## Goal
Print only the lines from the top of the data through the line with "(0,0) rectangle (1155,764);", both included, skipping every picture.

## Extracted records
================

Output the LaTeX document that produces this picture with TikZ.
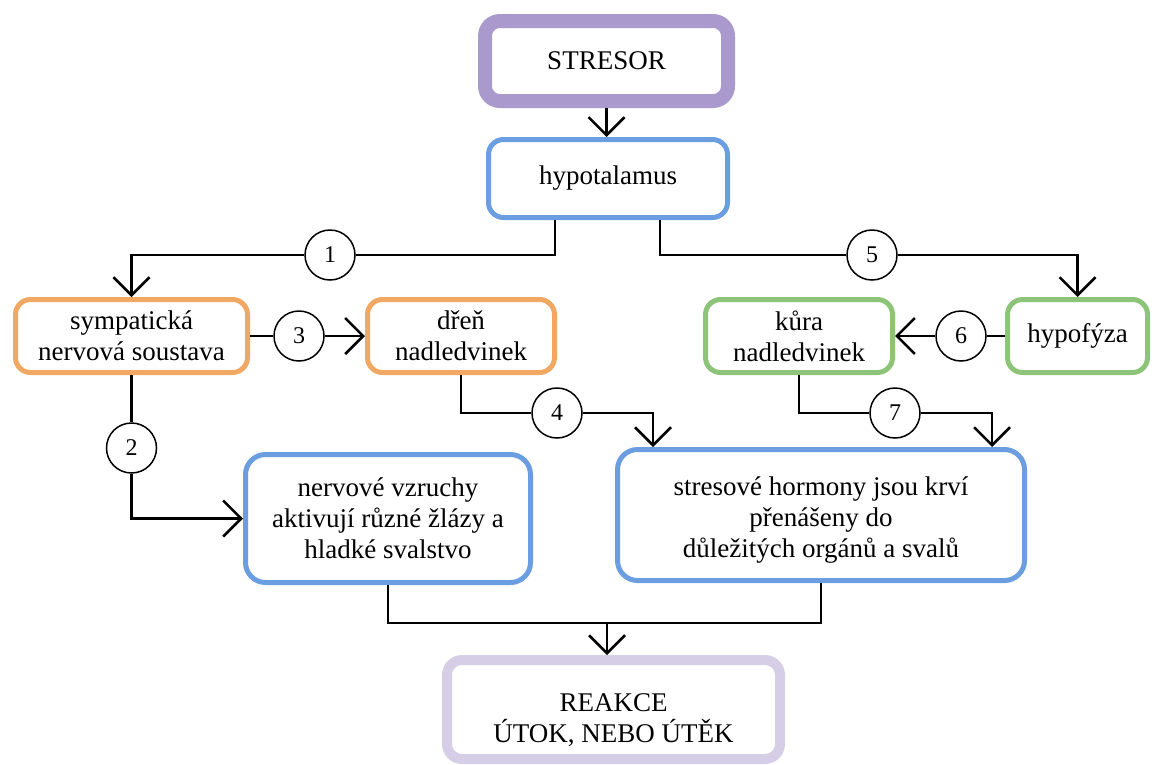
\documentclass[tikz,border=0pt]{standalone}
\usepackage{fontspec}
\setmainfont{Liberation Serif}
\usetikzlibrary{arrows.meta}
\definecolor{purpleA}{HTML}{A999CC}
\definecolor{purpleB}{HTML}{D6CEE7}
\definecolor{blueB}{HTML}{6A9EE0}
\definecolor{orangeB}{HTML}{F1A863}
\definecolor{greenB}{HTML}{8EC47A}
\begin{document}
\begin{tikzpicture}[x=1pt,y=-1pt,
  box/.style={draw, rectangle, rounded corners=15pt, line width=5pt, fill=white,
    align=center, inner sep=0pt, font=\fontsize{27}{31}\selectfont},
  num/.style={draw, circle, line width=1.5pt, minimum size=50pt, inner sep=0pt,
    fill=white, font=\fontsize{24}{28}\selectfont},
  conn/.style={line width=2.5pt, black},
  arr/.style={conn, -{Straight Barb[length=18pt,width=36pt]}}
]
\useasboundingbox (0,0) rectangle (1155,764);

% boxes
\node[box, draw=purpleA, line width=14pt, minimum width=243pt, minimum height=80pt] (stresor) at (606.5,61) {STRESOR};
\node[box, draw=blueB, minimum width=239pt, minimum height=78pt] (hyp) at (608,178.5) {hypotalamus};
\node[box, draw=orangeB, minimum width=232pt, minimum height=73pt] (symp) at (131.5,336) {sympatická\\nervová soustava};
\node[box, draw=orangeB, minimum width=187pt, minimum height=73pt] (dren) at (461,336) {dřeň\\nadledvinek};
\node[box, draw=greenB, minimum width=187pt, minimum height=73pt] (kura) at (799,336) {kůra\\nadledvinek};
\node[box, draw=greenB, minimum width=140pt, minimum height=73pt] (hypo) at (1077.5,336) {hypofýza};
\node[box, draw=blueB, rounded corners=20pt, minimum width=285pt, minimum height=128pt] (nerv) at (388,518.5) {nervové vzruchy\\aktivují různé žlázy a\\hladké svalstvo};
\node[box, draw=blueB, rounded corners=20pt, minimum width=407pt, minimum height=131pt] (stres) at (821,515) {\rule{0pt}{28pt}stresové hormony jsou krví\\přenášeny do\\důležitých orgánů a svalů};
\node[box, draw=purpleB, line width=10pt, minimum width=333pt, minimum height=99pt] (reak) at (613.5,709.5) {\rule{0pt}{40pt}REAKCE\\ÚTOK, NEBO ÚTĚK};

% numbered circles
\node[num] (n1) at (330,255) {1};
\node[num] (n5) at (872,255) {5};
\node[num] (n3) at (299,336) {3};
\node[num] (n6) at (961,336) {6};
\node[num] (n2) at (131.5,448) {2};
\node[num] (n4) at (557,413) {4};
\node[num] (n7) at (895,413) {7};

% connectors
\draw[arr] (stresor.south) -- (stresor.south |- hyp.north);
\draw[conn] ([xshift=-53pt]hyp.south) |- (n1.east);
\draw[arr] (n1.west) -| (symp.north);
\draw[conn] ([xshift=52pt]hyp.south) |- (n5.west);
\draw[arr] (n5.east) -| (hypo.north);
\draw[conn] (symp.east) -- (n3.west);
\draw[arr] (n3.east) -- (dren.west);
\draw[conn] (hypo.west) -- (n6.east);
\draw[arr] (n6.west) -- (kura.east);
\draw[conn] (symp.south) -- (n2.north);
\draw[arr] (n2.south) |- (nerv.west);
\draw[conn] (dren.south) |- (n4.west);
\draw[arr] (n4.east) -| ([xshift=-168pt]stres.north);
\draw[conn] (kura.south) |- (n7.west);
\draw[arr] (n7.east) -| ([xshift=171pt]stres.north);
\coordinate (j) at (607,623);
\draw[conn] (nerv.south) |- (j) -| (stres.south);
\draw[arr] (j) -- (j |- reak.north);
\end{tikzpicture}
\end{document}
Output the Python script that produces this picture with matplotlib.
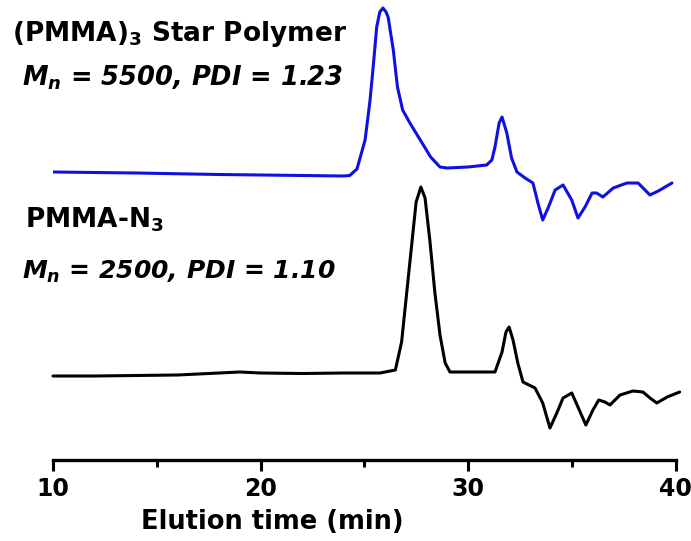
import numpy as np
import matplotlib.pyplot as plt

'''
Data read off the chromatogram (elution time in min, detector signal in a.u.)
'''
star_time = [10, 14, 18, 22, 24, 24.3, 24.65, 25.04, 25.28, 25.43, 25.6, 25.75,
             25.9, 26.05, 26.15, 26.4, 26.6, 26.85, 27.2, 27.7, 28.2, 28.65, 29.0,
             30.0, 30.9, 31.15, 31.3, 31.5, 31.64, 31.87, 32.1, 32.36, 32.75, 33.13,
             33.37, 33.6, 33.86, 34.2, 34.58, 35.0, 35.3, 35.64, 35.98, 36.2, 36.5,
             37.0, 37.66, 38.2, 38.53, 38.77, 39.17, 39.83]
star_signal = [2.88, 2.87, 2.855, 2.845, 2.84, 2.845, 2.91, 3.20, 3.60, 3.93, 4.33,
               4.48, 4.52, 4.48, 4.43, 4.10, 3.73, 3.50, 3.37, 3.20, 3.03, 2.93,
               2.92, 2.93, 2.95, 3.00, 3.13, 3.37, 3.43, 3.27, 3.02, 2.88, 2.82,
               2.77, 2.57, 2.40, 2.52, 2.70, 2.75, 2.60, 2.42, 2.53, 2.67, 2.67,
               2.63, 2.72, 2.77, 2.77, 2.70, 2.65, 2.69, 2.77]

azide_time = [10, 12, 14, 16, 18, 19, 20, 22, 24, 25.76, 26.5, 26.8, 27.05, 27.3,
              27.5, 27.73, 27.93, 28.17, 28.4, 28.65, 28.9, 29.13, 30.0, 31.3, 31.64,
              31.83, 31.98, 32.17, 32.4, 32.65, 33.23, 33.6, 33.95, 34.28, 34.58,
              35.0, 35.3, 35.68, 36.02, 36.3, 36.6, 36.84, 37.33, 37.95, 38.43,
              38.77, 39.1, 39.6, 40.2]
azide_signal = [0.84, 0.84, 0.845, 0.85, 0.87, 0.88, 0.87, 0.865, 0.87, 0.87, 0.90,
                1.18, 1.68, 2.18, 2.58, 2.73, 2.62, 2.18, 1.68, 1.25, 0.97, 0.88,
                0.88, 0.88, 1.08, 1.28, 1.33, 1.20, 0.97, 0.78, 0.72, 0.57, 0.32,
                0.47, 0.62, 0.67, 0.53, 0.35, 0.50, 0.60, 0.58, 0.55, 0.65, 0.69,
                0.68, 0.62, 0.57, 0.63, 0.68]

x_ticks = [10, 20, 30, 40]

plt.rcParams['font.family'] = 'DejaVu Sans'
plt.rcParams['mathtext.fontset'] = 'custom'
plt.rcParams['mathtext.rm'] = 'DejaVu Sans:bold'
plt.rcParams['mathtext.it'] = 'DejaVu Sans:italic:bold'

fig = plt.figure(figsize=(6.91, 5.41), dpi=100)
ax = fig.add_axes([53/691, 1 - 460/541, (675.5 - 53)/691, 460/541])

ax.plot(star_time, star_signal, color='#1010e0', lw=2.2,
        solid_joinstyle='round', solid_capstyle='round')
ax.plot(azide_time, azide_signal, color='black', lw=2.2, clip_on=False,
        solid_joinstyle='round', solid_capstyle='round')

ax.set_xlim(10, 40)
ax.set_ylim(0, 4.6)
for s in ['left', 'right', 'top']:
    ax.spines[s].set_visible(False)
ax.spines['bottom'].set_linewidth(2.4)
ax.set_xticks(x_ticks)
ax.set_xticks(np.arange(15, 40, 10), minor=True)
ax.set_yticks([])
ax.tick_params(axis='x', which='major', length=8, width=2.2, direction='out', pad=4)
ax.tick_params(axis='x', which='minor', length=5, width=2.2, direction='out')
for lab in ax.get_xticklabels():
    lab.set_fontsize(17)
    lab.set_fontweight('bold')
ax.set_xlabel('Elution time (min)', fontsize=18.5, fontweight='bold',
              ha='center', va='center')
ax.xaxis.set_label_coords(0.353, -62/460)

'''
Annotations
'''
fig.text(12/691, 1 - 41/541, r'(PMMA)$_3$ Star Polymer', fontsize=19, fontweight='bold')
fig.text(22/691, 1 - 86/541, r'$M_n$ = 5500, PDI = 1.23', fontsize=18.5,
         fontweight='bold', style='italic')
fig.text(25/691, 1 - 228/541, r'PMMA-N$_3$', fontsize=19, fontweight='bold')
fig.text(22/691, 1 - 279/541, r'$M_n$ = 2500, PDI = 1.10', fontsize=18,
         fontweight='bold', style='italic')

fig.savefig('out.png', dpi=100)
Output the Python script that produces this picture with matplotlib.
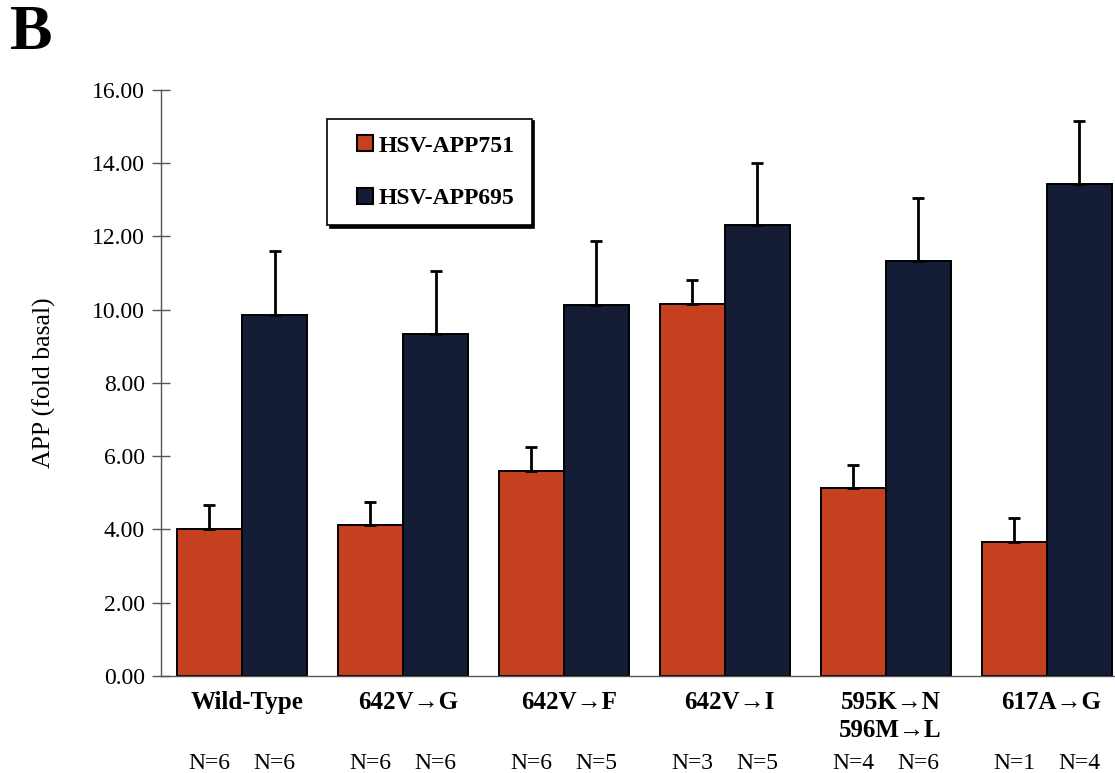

================

## Output of the exercise
Output the LaTeX document that produces this picture with TikZ.
\documentclass[tikz,border=0pt]{standalone}
\usepackage{fontspec}
\setmainfont{Liberation Serif}
\usetikzlibrary{arrows.meta}
\definecolor{purpleA}{HTML}{A999CC}
\definecolor{purpleB}{HTML}{D6CEE7}
\definecolor{blueB}{HTML}{6A9EE0}
\definecolor{orangeB}{HTML}{F1A863}
\definecolor{greenB}{HTML}{8EC47A}
\begin{document}
\begin{tikzpicture}[x=1pt,y=-1pt,
  box/.style={draw, rectangle, rounded corners=15pt, line width=5pt, fill=white,
    align=center, inner sep=0pt, font=\fontsize{27}{31}\selectfont},
  num/.style={draw, circle, line width=1.5pt, minimum size=50pt, inner sep=0pt,
    fill=white, font=\fontsize{24}{28}\selectfont},
  conn/.style={line width=2.5pt, black},
  arr/.style={conn, -{Straight Barb[length=18pt,width=36pt]}}
]
\useasboundingbox (0,0) rectangle (1155,764);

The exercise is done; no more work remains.